Data:

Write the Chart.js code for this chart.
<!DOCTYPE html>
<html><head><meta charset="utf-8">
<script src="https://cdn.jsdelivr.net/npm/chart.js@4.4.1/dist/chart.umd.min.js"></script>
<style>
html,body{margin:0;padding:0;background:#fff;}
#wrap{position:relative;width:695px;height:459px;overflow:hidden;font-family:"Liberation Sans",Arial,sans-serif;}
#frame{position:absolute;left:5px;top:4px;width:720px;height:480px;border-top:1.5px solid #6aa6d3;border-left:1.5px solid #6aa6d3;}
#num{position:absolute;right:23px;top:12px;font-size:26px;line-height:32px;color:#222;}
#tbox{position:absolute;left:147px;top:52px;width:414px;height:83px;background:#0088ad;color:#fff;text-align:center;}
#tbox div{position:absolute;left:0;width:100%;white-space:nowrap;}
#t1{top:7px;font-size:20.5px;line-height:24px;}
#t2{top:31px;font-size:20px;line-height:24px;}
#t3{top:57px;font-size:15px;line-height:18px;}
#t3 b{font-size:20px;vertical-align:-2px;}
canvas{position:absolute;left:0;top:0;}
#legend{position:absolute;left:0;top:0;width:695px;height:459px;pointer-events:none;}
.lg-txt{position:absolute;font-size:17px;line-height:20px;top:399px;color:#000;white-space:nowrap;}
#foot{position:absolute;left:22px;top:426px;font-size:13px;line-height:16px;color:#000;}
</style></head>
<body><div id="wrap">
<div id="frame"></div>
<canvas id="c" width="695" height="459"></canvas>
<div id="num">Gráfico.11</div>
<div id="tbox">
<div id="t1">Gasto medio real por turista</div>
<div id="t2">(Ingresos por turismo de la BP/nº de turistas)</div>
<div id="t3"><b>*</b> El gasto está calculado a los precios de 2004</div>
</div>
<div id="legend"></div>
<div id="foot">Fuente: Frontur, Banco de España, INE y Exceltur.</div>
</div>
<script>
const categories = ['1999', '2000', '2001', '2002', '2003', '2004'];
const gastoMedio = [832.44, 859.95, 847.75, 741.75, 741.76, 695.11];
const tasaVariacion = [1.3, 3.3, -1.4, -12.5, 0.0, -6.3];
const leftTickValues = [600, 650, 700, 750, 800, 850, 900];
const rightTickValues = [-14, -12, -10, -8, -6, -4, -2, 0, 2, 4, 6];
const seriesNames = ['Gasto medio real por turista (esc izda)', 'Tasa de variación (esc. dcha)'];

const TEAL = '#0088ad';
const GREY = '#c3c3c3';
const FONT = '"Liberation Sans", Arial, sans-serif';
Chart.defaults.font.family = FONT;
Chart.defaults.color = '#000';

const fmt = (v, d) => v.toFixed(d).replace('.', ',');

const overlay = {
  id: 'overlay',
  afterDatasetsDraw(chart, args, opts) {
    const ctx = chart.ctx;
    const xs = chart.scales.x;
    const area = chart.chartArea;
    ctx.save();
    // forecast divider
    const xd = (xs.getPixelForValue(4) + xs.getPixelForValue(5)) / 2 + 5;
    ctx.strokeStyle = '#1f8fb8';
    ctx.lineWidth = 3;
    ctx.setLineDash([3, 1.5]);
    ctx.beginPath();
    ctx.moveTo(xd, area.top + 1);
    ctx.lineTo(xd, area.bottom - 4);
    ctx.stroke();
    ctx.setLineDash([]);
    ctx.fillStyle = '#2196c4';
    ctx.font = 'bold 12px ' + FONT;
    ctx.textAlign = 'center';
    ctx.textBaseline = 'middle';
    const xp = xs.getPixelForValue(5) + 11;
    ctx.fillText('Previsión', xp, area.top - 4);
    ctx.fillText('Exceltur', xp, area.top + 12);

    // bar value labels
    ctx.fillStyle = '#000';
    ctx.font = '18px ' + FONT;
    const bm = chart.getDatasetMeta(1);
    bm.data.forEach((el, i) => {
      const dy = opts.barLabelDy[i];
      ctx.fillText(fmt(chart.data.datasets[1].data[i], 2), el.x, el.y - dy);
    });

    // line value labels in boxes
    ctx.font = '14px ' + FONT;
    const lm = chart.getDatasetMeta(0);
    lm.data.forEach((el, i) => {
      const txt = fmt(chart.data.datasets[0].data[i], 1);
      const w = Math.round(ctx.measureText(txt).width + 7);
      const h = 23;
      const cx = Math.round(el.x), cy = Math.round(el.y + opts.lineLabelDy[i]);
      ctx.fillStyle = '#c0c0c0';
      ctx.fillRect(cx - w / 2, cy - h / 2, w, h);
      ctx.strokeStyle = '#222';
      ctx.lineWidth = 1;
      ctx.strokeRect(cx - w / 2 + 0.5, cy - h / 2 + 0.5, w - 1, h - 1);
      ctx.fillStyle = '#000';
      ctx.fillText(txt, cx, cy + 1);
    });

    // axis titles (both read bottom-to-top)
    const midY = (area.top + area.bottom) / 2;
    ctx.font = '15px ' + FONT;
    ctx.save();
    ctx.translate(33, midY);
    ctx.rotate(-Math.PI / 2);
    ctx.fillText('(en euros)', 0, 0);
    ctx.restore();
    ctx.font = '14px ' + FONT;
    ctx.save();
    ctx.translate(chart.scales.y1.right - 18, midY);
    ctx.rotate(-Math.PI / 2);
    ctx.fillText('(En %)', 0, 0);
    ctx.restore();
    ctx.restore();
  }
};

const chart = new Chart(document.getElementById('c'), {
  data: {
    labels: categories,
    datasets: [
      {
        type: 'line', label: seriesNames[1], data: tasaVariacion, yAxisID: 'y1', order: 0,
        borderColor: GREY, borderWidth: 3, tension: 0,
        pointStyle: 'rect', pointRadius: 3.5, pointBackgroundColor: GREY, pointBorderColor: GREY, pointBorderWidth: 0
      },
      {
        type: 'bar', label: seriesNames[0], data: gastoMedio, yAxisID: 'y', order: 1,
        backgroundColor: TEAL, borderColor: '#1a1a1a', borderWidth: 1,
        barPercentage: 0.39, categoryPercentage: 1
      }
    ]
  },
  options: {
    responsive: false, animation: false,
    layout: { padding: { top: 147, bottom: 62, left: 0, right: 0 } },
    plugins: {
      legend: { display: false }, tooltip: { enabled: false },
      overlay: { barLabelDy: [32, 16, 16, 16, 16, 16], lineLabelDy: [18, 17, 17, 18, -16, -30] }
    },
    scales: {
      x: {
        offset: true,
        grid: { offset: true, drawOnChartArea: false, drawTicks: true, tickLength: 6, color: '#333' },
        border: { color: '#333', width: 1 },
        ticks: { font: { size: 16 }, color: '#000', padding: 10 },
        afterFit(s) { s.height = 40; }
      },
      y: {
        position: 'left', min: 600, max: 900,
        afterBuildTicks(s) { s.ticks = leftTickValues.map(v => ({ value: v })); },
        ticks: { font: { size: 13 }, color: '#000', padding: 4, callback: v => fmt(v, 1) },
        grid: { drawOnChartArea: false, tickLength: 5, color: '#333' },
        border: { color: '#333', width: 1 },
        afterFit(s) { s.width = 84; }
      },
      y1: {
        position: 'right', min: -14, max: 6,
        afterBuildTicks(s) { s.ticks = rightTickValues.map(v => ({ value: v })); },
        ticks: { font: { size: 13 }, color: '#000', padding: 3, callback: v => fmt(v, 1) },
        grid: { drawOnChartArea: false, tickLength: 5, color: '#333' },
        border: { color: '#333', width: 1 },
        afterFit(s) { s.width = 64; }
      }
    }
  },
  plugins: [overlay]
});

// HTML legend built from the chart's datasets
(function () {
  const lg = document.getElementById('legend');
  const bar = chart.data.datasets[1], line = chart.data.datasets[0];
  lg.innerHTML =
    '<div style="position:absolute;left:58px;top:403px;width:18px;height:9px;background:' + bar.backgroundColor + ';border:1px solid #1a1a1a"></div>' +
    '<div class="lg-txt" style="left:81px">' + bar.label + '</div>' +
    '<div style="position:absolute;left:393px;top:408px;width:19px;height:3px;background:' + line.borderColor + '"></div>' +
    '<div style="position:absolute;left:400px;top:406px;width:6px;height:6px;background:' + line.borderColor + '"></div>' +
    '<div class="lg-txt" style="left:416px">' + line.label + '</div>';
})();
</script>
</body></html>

Written task: Beginning at the top of the data, please return every line until and including the line containing "const fmt = (v, d)", copied exactly, and nothing past it.

Expected answer:
Write the Chart.js code for this chart.
<!DOCTYPE html>
<html><head><meta charset="utf-8">
<script src="https://cdn.jsdelivr.net/npm/chart.js@4.4.1/dist/chart.umd.min.js"></script>
<style>
html,body{margin:0;padding:0;background:#fff;}
#wrap{position:relative;width:695px;height:459px;overflow:hidden;font-family:"Liberation Sans",Arial,sans-serif;}
#frame{position:absolute;left:5px;top:4px;width:720px;height:480px;border-top:1.5px solid #6aa6d3;border-left:1.5px solid #6aa6d3;}
#num{position:absolute;right:23px;top:12px;font-size:26px;line-height:32px;color:#222;}
#tbox{position:absolute;left:147px;top:52px;width:414px;height:83px;background:#0088ad;color:#fff;text-align:center;}
#tbox div{position:absolute;left:0;width:100%;white-space:nowrap;}
#t1{top:7px;font-size:20.5px;line-height:24px;}
#t2{top:31px;font-size:20px;line-height:24px;}
#t3{top:57px;font-size:15px;line-height:18px;}
#t3 b{font-size:20px;vertical-align:-2px;}
canvas{position:absolute;left:0;top:0;}
#legend{position:absolute;left:0;top:0;width:695px;height:459px;pointer-events:none;}
.lg-txt{position:absolute;font-size:17px;line-height:20px;top:399px;color:#000;white-space:nowrap;}
#foot{position:absolute;left:22px;top:426px;font-size:13px;line-height:16px;color:#000;}
</style></head>
<body><div id="wrap">
<div id="frame"></div>
<canvas id="c" width="695" height="459"></canvas>
<div id="num">Gráfico.11</div>
<div id="tbox">
<div id="t1">Gasto medio real por turista</div>
<div id="t2">(Ingresos por turismo de la BP/nº de turistas)</div>
<div id="t3"><b>*</b> El gasto está calculado a los precios de 2004</div>
</div>
<div id="legend"></div>
<div id="foot">Fuente: Frontur, Banco de España, INE y Exceltur.</div>
</div>
<script>
const categories = ['1999', '2000', '2001', '2002', '2003', '2004'];
const gastoMedio = [832.44, 859.95, 847.75, 741.75, 741.76, 695.11];
const tasaVariacion = [1.3, 3.3, -1.4, -12.5, 0.0, -6.3];
const leftTickValues = [600, 650, 700, 750, 800, 850, 900];
const rightTickValues = [-14, -12, -10, -8, -6, -4, -2, 0, 2, 4, 6];
const seriesNames = ['Gasto medio real por turista (esc izda)', 'Tasa de variación (esc. dcha)'];

const TEAL = '#0088ad';
const GREY = '#c3c3c3';
const FONT = '"Liberation Sans", Arial, sans-serif';
Chart.defaults.font.family = FONT;
Chart.defaults.color = '#000';

const fmt = (v, d) => v.toFixed(d).replace('.', ',');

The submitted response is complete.